*What is expected*: Filter the records for lines holding the string "that".

*Dataset records*:
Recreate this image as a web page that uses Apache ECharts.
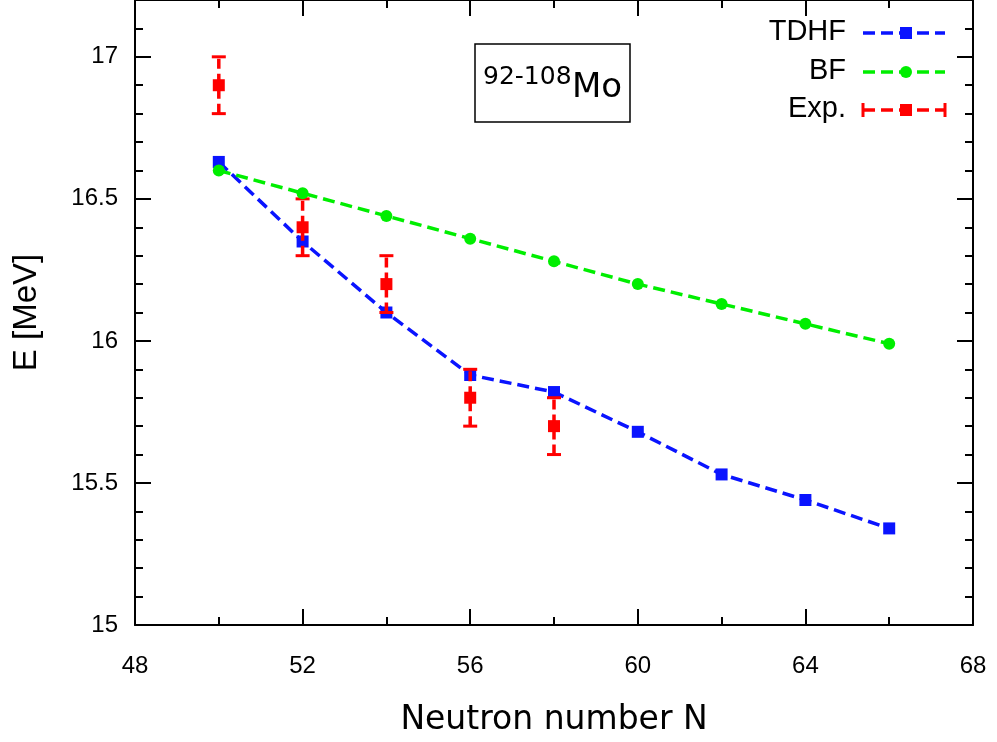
<!DOCTYPE html>
<html>
<head>
<meta charset="utf-8">
<script src="https://cdn.jsdelivr.net/npm/echarts@6/dist/echarts.min.js"></script>
<style>
html,body{margin:0;padding:0;background:#fff;}
#chart{width:997px;height:742px;}
</style>
</head>
<body>
<div id="chart"></div>
<script>
// ---- data ----
var neutronN = [50, 52, 54, 56, 58, 60, 62, 64, 66];
var tdhfE = [16.63, 16.35, 16.10, 15.88, 15.82, 15.68, 15.53, 15.44, 15.34];
var bfE = [16.60, 16.52, 16.44, 16.36, 16.28, 16.20, 16.13, 16.06, 15.99];
var expN = [50, 52, 54, 56, 58];
var expE = [16.9, 16.4, 16.2, 15.8, 15.7];
var expErr = [0.1, 0.1, 0.1, 0.1, 0.1];
var seriesNames = ['TDHF', 'BF', 'Exp.'];
var xTitle = 'Neutron number N';
var yTitle = 'E [MeV]';
var labelSup = '92-108';
var labelEl = 'Mo';

var BLUE = '#0a14ff', GREEN = '#00ee00', RED = '#ff0000';
var DASH = [12, 6];
var LW = 3.5;
var tickFont = 'Liberation Sans, Arial, sans-serif';

function pairs(xs, ys){ return xs.map(function(x,i){ return [x, ys[i]]; }); }
var expBars = expN.map(function(x,i){ return [x, expE[i]-expErr[i], expE[i]+expErr[i]]; });

var chart = echarts.init(document.getElementById('chart'), null, {renderer:'canvas'});

var axisLine = {show:true, lineStyle:{color:'#000', width:2}};
function xAx(pos, labels){
  return {
    type:'value', position:pos, min:48, max:68, interval:4,
    axisLine:axisLine,
    axisTick:{show:true, inside:true, length:16, lineStyle:{color:'#000', width:2}},
    minorTick:{show:true, splitNumber:2, length:8, lineStyle:{color:'#000', width:2}},
    splitLine:{show:false}, minorSplitLine:{show:false},
    axisLabel:{show:labels, margin:29, color:'#000', fontSize:24, fontFamily:tickFont},
    name: labels ? xTitle : '',
    nameLocation:'middle', nameGap:79,
    nameTextStyle:{color:'#000', fontSize:33, fontFamily:'DejaVu Sans'}
  };
}
function yMajor(pos, labels){
  return {
    type:'value', position:pos, min:15, max:17.2, interval:0.5,
    axisLine:axisLine,
    axisTick:{show:true, inside:true, length:16, lineStyle:{color:'#000', width:2}},
    splitLine:{show:false},
    axisLabel:{show:labels, margin:17, color:'#000', fontSize:24, fontFamily:tickFont, showMaxLabel:false},
    name: labels ? yTitle : '',
    nameLocation:'middle', nameGap:92,
    nameTextStyle:{color:'#000', fontSize:33, fontFamily:tickFont}
  };
}
function yMinor(pos){
  return {
    type:'value', position:pos, min:15, max:17.2, interval:0.1,
    axisLine:{show:false},
    axisTick:{show:true, inside:true, length:8, lineStyle:{color:'#000', width:2}},
    splitLine:{show:false},
    axisLabel:{show:false}
  };
}

var legendRows = [
  {name:seriesNames[0], y:33, color:BLUE, sym:'rect'},
  {name:seriesNames[1], y:72, color:GREEN, sym:'circle'},
  {name:seriesNames[2], y:110, color:RED, sym:'rect', caps:true}
];
var legendGraphics = [];
legendRows.forEach(function(r){
  legendGraphics.push({type:'text', right:997-846, top:r.y-16, z:100,
    style:{text:r.name, font:'29px Liberation Sans', fill:'#000', textAlign:'right'}});
  legendGraphics.push({type:'line', z:100, shape:{x1:863, y1:r.y, x2:945, y2:r.y},
    style:{stroke:r.color, lineWidth:LW, lineDash:DASH}});
  if (r.caps){
    legendGraphics.push({type:'line', z:100, shape:{x1:863, y1:r.y-7, x2:863, y2:r.y+7}, style:{stroke:r.color, lineWidth:3}});
    legendGraphics.push({type:'line', z:100, shape:{x1:945, y1:r.y-7, x2:945, y2:r.y+7}, style:{stroke:r.color, lineWidth:3}});
  }
  if (r.sym === 'rect'){
    legendGraphics.push({type:'rect', z:101, shape:{x:906-6, y:r.y-6, width:12, height:12}, style:{fill:r.color}});
  } else {
    legendGraphics.push({type:'circle', z:101, shape:{cx:906, cy:r.y, r:6}, style:{fill:r.color}});
  }
});

var option = {
  backgroundColor:'#fff',
  animation:false,
  grid:{left:135, right:24, top:-3, bottom:117, containLabel:false},
  xAxis:[xAx('bottom', true), xAx('top', false)],
  yAxis:[yMajor('left', true), yMajor('right', false), yMinor('left'), yMinor('right')],
  graphic: legendGraphics.concat([
    {type:'rect', z:100, shape:{x:475, y:44, width:155, height:78}, style:{fill:'#fff', stroke:'#000', lineWidth:1.5}},
    {type:'text', z:101, x:483, y:77, style:{text:labelSup, font:'25px DejaVu Sans', fill:'#000', textAlign:'left', textVerticalAlign:'middle'}},
    {type:'text', z:101, x:572, y:88, style:{text:labelEl, font:'34px DejaVu Sans', fill:'#000', textAlign:'left', textVerticalAlign:'middle'}}
  ]),
  series:[
    {name:seriesNames[0], type:'line', xAxisIndex:0, yAxisIndex:0, z:2,
     data:pairs(neutronN, tdhfE), symbol:'rect', symbolSize:12,
     itemStyle:{color:BLUE}, lineStyle:{color:BLUE, width:LW, type:DASH}},
    {name:seriesNames[2], type:'custom', xAxisIndex:0, yAxisIndex:0, z:3,
     data:expBars, encode:{x:0, y:[1,2]},
     renderItem:function(params, api){
       var x = api.value(0);
       var lo = api.coord([x, api.value(1)]);
       var hi = api.coord([x, api.value(2)]);
       var st = {stroke:RED, lineWidth:3};
       return {type:'group', children:[
         {type:'line', shape:{x1:lo[0], y1:lo[1], x2:hi[0], y2:hi[1]}, style:{stroke:RED, lineWidth:LW, lineDash:[10,5]}},
         {type:'line', shape:{x1:lo[0]-7, y1:lo[1], x2:lo[0]+7, y2:lo[1]}, style:st},
         {type:'line', shape:{x1:hi[0]-7, y1:hi[1], x2:hi[0]+7, y2:hi[1]}, style:st}
       ]};
     }},
    {name:seriesNames[2]+' pts', type:'scatter', xAxisIndex:0, yAxisIndex:0, z:3,
     data:pairs(expN, expE), symbol:'rect', symbolSize:12, itemStyle:{color:RED, opacity:1}},
    {name:seriesNames[1], type:'line', xAxisIndex:0, yAxisIndex:0, z:4,
     data:pairs(neutronN, bfE), symbol:'circle', symbolSize:12,
     itemStyle:{color:GREEN}, lineStyle:{color:GREEN, width:LW, type:DASH}}
  ]
};
chart.setOption(option);
</script>
</body>
</html>
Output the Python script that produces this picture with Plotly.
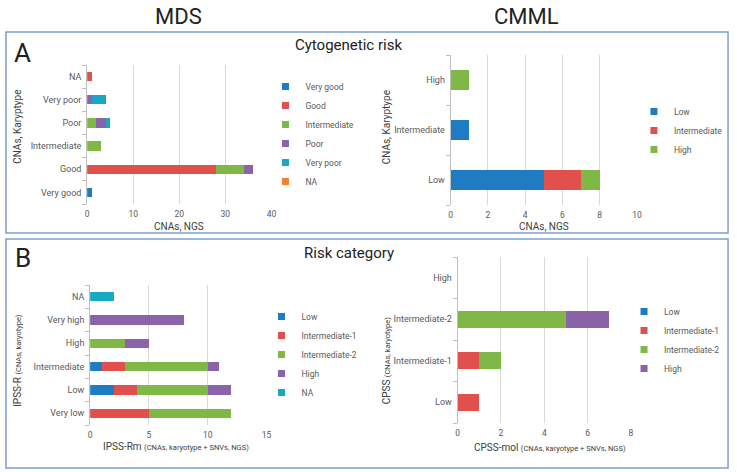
import plotly.graph_objects as go

FONT = "Roboto, Noto Sans, sans-serif"
W, H = 737, 472

COLORS = {
    "blue": "#1f7bc2",
    "red": "#e0504d",
    "green": "#80b847",
    "purple": "#8b63a8",
    "teal": "#17a9c1",
    "orange": "#f58230",
}

# --- A, MDS: cytogenetic risk (karyotype) vs NGS ---
mds_cyto_cats = ["Very good", "Good", "Intermediate", "Poor", "Very poor", "NA"]
mds_cyto_series = ["Very good", "Good", "Intermediate", "Poor", "Very poor", "NA"]
mds_cyto_colors = ["blue", "red", "green", "purple", "teal", "orange"]
mds_cyto_very_good = [1, 0, 0, 0, 0, 0]
mds_cyto_good = [0, 28, 0, 0, 0, 1]
mds_cyto_intermediate = [0, 6, 3, 2, 0, 0]
mds_cyto_poor = [0, 2, 0, 2, 1, 0]
mds_cyto_very_poor = [0, 0, 0, 1, 3, 0]
mds_cyto_na = [0, 0, 0, 0, 0, 0]

# --- A, CMML: cytogenetic risk ---
cmml_cyto_cats = ["Low", "Intermediate", "High"]
cmml_cyto_series = ["Low", "Intermediate", "High"]
cmml_cyto_colors = ["blue", "red", "green"]
cmml_cyto_low = [5, 1, 0]
cmml_cyto_intermediate = [2, 0, 0]
cmml_cyto_high = [1, 0, 1]

# --- B, MDS: IPSS-R vs IPSS-Rm ---
ipss_cats = ["Very low", "Low", "Intermediate", "High", "Very high", "NA"]
ipss_series = ["Low", "Intermediate-1", "Intermediate-2", "High", "NA"]
ipss_colors = ["blue", "red", "green", "purple", "teal"]
ipss_low = [0, 2, 1, 0, 0, 0]
ipss_int1 = [5, 2, 2, 0, 0, 0]
ipss_int2 = [7, 6, 7, 3, 0, 0]
ipss_high = [0, 2, 1, 2, 8, 0]
ipss_na = [0, 0, 0, 0, 0, 2]

# --- B, CMML: CPSS vs CPSS-mol ---
cpss_cats = ["Low", "Intermediate-1", "Intermediate-2", "High"]
cpss_series = ["Low", "Intermediate-1", "Intermediate-2", "High"]
cpss_colors = ["blue", "red", "green", "purple"]
cpss_low = [0, 0, 0, 0]
cpss_int1 = [1, 1, 0, 0]
cpss_int2 = [0, 1, 5, 0]
cpss_high = [0, 0, 2, 0]

panels = [
    dict(cats=mds_cyto_cats, names=mds_cyto_series, colors=mds_cyto_colors,
         values=[mds_cyto_very_good, mds_cyto_good, mds_cyto_intermediate,
                 mds_cyto_poor, mds_cyto_very_poor, mds_cyto_na],
         px_x=(86, 272), px_y=(65, 204), xr=[0, 40], dtick=10, leg=(266, 72)),
    dict(cats=cmml_cyto_cats, names=cmml_cyto_series, colors=cmml_cyto_colors,
         values=[cmml_cyto_low, cmml_cyto_intermediate, cmml_cyto_high],
         px_x=(453, 641), px_y=(55, 205), xr=[0, 10], dtick=2, leg=(638, 97)),
    dict(cats=ipss_cats, names=ipss_series, colors=ipss_colors,
         values=[ipss_low, ipss_int1, ipss_int2, ipss_high, ipss_na],
         px_x=(89, 267), px_y=(285, 425), xr=[0, 15], dtick=5, leg=(262, 302)),
    dict(cats=cpss_cats, names=cpss_series, colors=cpss_colors,
         values=[cpss_low, cpss_int1, cpss_int2, cpss_high],
         px_x=(460, 635), px_y=(257, 423), xr=[0, 8], dtick=2, leg=(628, 297)),
]

fig = go.Figure()
layout = {}

for i, p in enumerate(panels, start=1):
    sfx = "" if i == 1 else str(i)
    leg = "legend" if i == 1 else f"legend{i}"
    for name, col, vals in zip(p["names"], p["colors"], p["values"]):
        grp = f"{leg}-{name}"
        fig.add_trace(go.Bar(
            x=vals, y=p["cats"], orientation="h", name=name,
            marker=dict(color=COLORS[col], line=dict(width=0)),
            xaxis=f"x{sfx}", yaxis=f"y{sfx}", legendgroup=grp, showlegend=False,
        ))
        # legend-only entry so the key square can be small, like Excel's
        fig.add_trace(go.Scatter(
            x=[None], y=[None], mode="markers", name=name,
            marker=dict(symbol="square", size=7, color=COLORS[col]),
            xaxis=f"x{sfx}", yaxis=f"y{sfx}", legend=leg, legendgroup=grp,
            hoverinfo="skip",
        ))
    x0, x1 = p["px_x"]
    y0, y1 = p["px_y"]
    layout[f"xaxis{sfx}"] = dict(
        domain=[x0 / W, x1 / W], anchor=f"y{sfx}", range=p["xr"], dtick=p["dtick"],
        showgrid=True, gridcolor="#d9d9d9", gridwidth=1, zeroline=False,
        showline=False, ticks="", tickfont=dict(size=8.5, color="#595959"),
        ticklabelstandoff=3, fixedrange=True,
    )
    layout[f"yaxis{sfx}"] = dict(
        domain=[1 - y1 / H, 1 - y0 / H], anchor=f"x{sfx}", type="category",
        categoryorder="array", categoryarray=p["cats"],
        showline=True, linecolor="#bfbfbf", linewidth=1,
        ticks="outside", tickson="boundaries", ticklen=4, tickcolor="#bfbfbf",
        showgrid=False, tickfont=dict(size=9, color="#595959"),
        ticklabelstandoff=3, fixedrange=True,
    )
    lx, ly = p["leg"]
    layout[leg] = dict(
        x=lx / W, y=1 - ly / H, xanchor="left", yanchor="top",
        traceorder="normal", font=dict(size=8.5, color="#595959"),
        bgcolor="rgba(0,0,0,0)", itemwidth=30, tracegroupgap=0,
    )

fig.update_layout(**layout)

# panel frames
shapes = []
for top, bot in [(32, 233), (239, 468)]:
    shapes.append(dict(type="rect", xref="paper", yref="paper",
                       x0=4 / W, x1=733 / W, y0=1 - bot / H, y1=1 - top / H,
                       line=dict(color="#7ba0cd", width=1.5), fillcolor="rgba(0,0,0,0)",
                       layer="below"))


def ann(text, x, y, size, color="#222222", angle=0):
    return dict(text=text, x=x / W, y=1 - y / H, xref="paper", yref="paper",
                showarrow=False, xanchor="center", yanchor="middle",
                font=dict(size=size, color=color, family=FONT), textangle=angle)


small = "<span style='font-size:7.5px'>"
annotations = [
    ann("MDS", 178, 16, 22),
    ann("CMML", 530, 16, 22),
    ann("A", 21, 53, 26),
    ann("B", 21, 258, 26),
    ann("Cytogenetic risk", 350, 45, 15),
    ann("Risk category", 350, 253, 15),
    ann("CNAs, NGS", 179, 227, 10, "#404040"),
    ann("CNAs, NGS", 547, 227, 10, "#404040"),
    ann("IPSS-Rm " + small + "(CNAs, karyotype + SNVs, NGS)</span>", 176, 446, 10, "#404040"),
    ann("CPSS-mol " + small + "(CNAs, karyotype + SNVs, NGS)</span>", 553, 447, 10, "#404040"),
    ann("CNAs, Karyptype", 15, 127, 10, "#404040", -90),
    ann("CNAs, Karyptype", 388, 127, 10, "#404040", -90),
    ann("IPSS-R " + small + "(CNAs, karyotype)</span>", 15, 360, 10, "#404040", -90),
    ann("CPSS " + small + "(CNAs, karyotype)</span>", 388, 360, 10, "#404040", -90),
]

fig.update_layout(
    width=W, height=H, margin=dict(l=0, r=0, t=0, b=0),
    barmode="stack", bargap=0.6,
    plot_bgcolor="white", paper_bgcolor="white",
    font=dict(family=FONT, size=9, color="#595959"),
    shapes=shapes, annotations=annotations,
)

# drop the default 8px page margin so the figure sits at the window origin
fig.write_html("out.html", config={"displayModeBar": False},
               post_script="document.body.style.margin='0px';")
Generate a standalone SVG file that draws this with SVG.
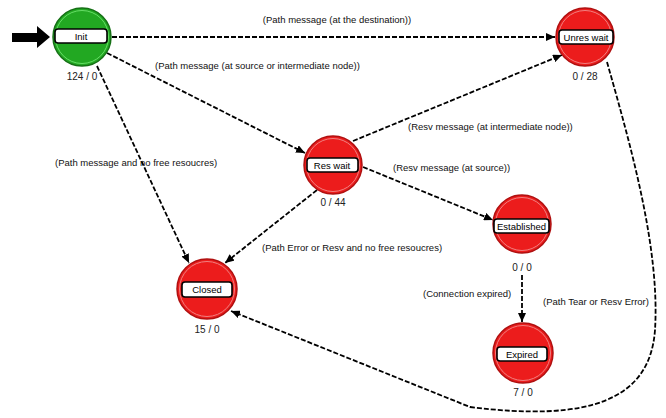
<svg xmlns="http://www.w3.org/2000/svg" width="666" height="418" viewBox="0 0 666 418">
<style>
.red{fill:#ec1c1c;stroke:#b01010;stroke-width:1.5}
.ring{fill:none;stroke:#f08080;stroke-width:1}
.green{fill:#22a822;stroke:#157015;stroke-width:1.5}
.gring{fill:none;stroke:#66dd66;stroke-width:1}
.box{fill:#fff;stroke:#000;stroke-width:1.6}
.nl{font-family:"Liberation Sans",Arial,sans-serif;font-size:9.5px;fill:#000;text-anchor:middle}
.cnt{font-family:"Liberation Sans",Arial,sans-serif;font-size:10px;fill:#222;text-anchor:middle}
.el{font-family:"Liberation Sans",Arial,sans-serif;font-size:9.5px;fill:#111}
.c{fill:none;stroke:#000;stroke-width:1.8;stroke-dasharray:5 2;marker-end:url(#ah)}
</style>
<defs>
<marker id="ah" markerUnits="userSpaceOnUse" markerWidth="10" markerHeight="8" refX="9" refY="4" orient="auto">
<path d="M0,0 L9,4 L0,8 Z" fill="#000"/>
</marker>
</defs>
<rect width="666" height="418" fill="#fff"/>
<polygon points="12,33 37,33 37,26 50,37 37,48 37,42 12,42" fill="#000"/>
<g id="connectors">
<path class="c" d="M112,37 L555,37"/>
<path class="c" d="M107,53 L305,153"/>
<path class="c" d="M97,66 L189,263"/>
<path class="c" d="M353,141 L562,55"/>
<path class="c" d="M363,167 L493,220"/>
<path class="c" d="M317,190 L225,263"/>
<path class="c" d="M522,275 L522,322"/>
<path class="c" d="M607,62 C632,150 660,250 655,330 C650,400 590,422 470,407 L231,311"/>
<text class="el" x="337" y="23" text-anchor="middle">(Path message (at the destination))</text>
<text class="el" x="155" y="69">(Path message (at source or intermediate node))</text>
<text class="el" x="55" y="166">(Path message and no free resoucres)</text>
<text class="el" x="408" y="130">(Resv message (at intermediate node))</text>
<text class="el" x="393" y="171">(Resv message (at source))</text>
<text class="el" x="262" y="251">(Path Error or Resv and no free resoucres)</text>
<text class="el" x="423" y="297">(Connection expired)</text>
<text class="el" x="543" y="305">(Path Tear or Resv Error)</text>
</g>
<g id="init">
<circle class="green" cx="82" cy="37" r="29"/>
<circle class="gring" cx="82" cy="37" r="26.5"/>
<rect class="box" x="55" y="29" width="52" height="14" rx="3"/>
<text class="nl" x="81" y="40">Init</text>
<text class="cnt" x="82" y="80">124 / 0</text>
</g>
<g id="unres-wait">
<circle class="red" cx="585" cy="37" r="29"/>
<circle class="ring" cx="585" cy="37" r="26.5"/>
<rect class="box" x="559" y="30" width="54" height="14" rx="3"/>
<text class="nl" x="586" y="41">Unres wait</text>
<text class="cnt" x="585" y="80">0 / 28</text>
</g>
<g id="res-wait">
<circle class="red" cx="333" cy="165" r="29"/>
<circle class="ring" cx="333" cy="165" r="26.5"/>
<rect class="box" x="307" y="158" width="51" height="14" rx="3"/>
<text class="nl" x="332" y="169">Res wait</text>
<text class="cnt" x="333" y="206">0 / 44</text>
</g>
<g id="established">
<circle class="red" cx="522" cy="224" r="29"/>
<circle class="ring" cx="522" cy="224" r="26.5"/>
<rect class="box" x="494" y="219" width="55" height="14" rx="3"/>
<text class="nl" x="521.5" y="230">Established</text>
<text class="cnt" x="522" y="271">0 / 0</text>
</g>
<g id="closed">
<circle class="red" cx="207" cy="289" r="30"/>
<circle class="ring" cx="207" cy="289" r="27.5"/>
<rect class="box" x="182" y="282" width="50" height="15" rx="3"/>
<text class="nl" x="207" y="293">Closed</text>
<text class="cnt" x="207" y="333">15 / 0</text>
</g>
<g id="expired">
<circle class="red" cx="523" cy="353" r="30"/>
<circle class="ring" cx="523" cy="353" r="27.5"/>
<rect class="box" x="497" y="347" width="50" height="14" rx="3"/>
<text class="nl" x="522" y="358">Expired</text>
<text class="cnt" x="523" y="396">7 / 0</text>
</g>
</svg>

*Solution to this exercise*:
Recreate this image as a web page that uses Apache ECharts.
Output the Python script that produces this picture with Plotly.
Generate a standalone SVG file that draws this with SVG.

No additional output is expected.